» **What you should do**:
Without the pictures, output the lines of the material from the very first through the one that holds "const canvasRef = useRef<HTMLCanvasElement".
———
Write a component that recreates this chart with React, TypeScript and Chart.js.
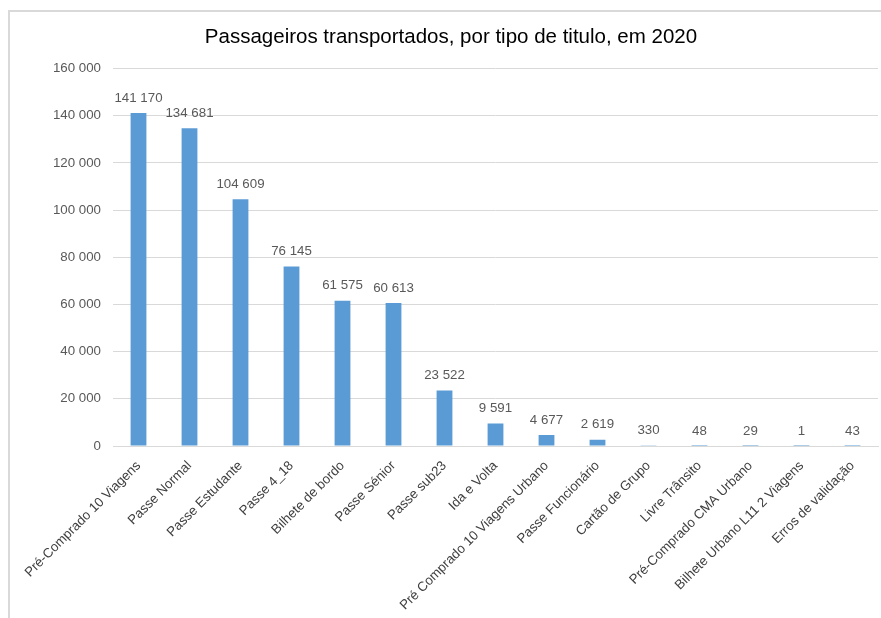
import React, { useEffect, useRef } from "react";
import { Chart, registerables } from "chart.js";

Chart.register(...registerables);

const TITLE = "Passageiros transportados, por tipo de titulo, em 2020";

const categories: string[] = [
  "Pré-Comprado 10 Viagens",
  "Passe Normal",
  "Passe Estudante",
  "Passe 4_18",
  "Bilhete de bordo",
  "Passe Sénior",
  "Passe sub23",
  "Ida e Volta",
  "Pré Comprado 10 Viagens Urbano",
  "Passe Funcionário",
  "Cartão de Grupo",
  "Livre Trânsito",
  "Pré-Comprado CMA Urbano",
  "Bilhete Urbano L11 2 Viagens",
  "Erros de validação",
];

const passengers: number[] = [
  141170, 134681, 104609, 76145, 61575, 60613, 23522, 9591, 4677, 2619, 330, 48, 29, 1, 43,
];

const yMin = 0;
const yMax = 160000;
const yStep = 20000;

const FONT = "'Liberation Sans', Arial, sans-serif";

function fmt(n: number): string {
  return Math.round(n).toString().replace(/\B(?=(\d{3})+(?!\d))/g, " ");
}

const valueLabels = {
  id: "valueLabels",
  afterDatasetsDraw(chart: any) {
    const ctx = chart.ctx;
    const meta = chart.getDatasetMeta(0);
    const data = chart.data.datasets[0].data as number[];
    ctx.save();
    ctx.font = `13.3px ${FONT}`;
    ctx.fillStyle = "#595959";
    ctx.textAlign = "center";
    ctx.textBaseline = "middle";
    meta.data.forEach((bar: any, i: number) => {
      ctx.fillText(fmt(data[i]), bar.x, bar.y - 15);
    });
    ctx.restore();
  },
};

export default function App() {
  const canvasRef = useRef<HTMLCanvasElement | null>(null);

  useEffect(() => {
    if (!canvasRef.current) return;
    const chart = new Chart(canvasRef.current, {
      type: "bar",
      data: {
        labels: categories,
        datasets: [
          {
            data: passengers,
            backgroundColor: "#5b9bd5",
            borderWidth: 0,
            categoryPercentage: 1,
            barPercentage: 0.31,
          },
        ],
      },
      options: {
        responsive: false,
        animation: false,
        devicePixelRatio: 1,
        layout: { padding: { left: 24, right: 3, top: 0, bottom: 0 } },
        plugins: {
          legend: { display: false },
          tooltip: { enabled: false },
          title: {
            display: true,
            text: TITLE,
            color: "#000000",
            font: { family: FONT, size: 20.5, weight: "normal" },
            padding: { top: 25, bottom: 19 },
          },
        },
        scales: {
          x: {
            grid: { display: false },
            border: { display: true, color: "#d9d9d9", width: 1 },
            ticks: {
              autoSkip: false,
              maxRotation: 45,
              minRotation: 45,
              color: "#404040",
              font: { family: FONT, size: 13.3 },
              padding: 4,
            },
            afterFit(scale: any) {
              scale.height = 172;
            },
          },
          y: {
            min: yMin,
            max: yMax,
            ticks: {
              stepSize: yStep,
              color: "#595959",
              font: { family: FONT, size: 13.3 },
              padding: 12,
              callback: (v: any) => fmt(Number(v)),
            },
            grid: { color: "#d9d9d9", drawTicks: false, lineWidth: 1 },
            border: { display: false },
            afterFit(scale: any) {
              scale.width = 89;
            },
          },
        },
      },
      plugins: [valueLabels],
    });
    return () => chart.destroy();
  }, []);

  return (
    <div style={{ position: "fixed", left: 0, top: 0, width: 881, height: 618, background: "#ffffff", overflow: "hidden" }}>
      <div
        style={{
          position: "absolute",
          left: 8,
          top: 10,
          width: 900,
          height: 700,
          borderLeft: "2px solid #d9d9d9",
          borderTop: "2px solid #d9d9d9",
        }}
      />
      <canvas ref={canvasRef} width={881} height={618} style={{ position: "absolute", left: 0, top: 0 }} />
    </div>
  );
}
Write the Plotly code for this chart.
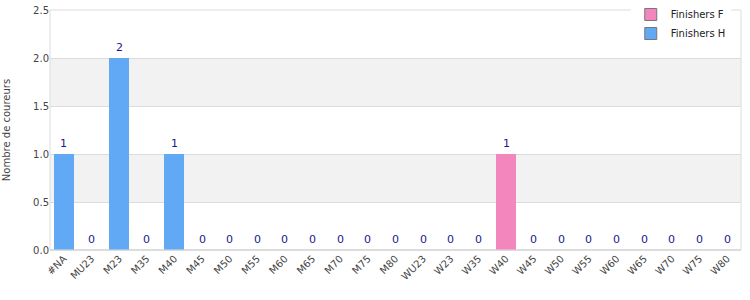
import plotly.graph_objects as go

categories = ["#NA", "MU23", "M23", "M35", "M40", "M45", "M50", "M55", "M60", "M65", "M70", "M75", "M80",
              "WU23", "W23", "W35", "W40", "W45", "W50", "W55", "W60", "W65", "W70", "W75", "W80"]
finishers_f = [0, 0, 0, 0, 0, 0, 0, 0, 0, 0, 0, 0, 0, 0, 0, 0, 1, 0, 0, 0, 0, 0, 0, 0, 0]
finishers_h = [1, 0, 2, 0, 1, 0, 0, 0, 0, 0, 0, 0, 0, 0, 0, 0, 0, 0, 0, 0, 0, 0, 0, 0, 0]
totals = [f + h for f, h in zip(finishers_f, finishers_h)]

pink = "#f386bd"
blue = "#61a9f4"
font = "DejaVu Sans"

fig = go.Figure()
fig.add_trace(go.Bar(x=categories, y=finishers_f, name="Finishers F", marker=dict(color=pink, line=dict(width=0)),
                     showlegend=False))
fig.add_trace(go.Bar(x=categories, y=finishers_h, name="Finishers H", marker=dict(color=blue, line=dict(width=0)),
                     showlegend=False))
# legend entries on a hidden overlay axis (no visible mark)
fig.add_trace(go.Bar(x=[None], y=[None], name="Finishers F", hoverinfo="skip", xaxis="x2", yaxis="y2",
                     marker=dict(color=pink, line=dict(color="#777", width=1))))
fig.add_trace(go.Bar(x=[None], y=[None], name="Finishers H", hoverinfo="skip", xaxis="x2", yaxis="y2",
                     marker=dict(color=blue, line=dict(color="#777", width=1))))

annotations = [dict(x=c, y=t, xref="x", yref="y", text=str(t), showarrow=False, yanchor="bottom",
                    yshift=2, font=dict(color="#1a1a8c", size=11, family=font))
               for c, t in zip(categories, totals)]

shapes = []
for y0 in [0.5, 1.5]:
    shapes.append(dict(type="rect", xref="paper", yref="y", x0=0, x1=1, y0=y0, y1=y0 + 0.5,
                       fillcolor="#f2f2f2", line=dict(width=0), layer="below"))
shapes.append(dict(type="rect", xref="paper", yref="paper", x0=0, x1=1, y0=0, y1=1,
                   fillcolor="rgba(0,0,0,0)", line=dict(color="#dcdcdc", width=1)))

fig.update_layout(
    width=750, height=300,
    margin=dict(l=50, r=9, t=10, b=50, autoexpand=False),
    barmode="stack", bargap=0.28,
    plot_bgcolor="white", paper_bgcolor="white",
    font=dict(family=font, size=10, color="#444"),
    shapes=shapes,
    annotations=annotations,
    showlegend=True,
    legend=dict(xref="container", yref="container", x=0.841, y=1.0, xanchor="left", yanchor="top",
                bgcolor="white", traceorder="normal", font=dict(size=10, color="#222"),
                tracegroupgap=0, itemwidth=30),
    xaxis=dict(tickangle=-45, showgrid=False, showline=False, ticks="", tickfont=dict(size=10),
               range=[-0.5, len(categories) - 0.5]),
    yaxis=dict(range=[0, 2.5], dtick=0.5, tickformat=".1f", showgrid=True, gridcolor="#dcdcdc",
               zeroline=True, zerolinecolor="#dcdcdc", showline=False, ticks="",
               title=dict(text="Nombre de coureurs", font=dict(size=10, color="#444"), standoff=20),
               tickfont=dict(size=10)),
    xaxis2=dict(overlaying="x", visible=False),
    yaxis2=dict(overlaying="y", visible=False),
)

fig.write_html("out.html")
———
» **Task response**:
Write a component that recreates this chart with React, TypeScript and Chart.js.
import React, { useEffect, useRef } from "react";
import { Chart, registerables } from "chart.js";

Chart.register(...registerables);

const TITLE = "Passageiros transportados, por tipo de titulo, em 2020";

const categories: string[] = [
  "Pré-Comprado 10 Viagens",
  "Passe Normal",
  "Passe Estudante",
  "Passe 4_18",
  "Bilhete de bordo",
  "Passe Sénior",
  "Passe sub23",
  "Ida e Volta",
  "Pré Comprado 10 Viagens Urbano",
  "Passe Funcionário",
  "Cartão de Grupo",
  "Livre Trânsito",
  "Pré-Comprado CMA Urbano",
  "Bilhete Urbano L11 2 Viagens",
  "Erros de validação",
];

const passengers: number[] = [
  141170, 134681, 104609, 76145, 61575, 60613, 23522, 9591, 4677, 2619, 330, 48, 29, 1, 43,
];

const yMin = 0;
const yMax = 160000;
const yStep = 20000;

const FONT = "'Liberation Sans', Arial, sans-serif";

function fmt(n: number): string {
  return Math.round(n).toString().replace(/\B(?=(\d{3})+(?!\d))/g, " ");
}

const valueLabels = {
  id: "valueLabels",
  afterDatasetsDraw(chart: any) {
    const ctx = chart.ctx;
    const meta = chart.getDatasetMeta(0);
    const data = chart.data.datasets[0].data as number[];
    ctx.save();
    ctx.font = `13.3px ${FONT}`;
    ctx.fillStyle = "#595959";
    ctx.textAlign = "center";
    ctx.textBaseline = "middle";
    meta.data.forEach((bar: any, i: number) => {
      ctx.fillText(fmt(data[i]), bar.x, bar.y - 15);
    });
    ctx.restore();
  },
};

export default function App() {
  const canvasRef = useRef<HTMLCanvasElement | null>(null);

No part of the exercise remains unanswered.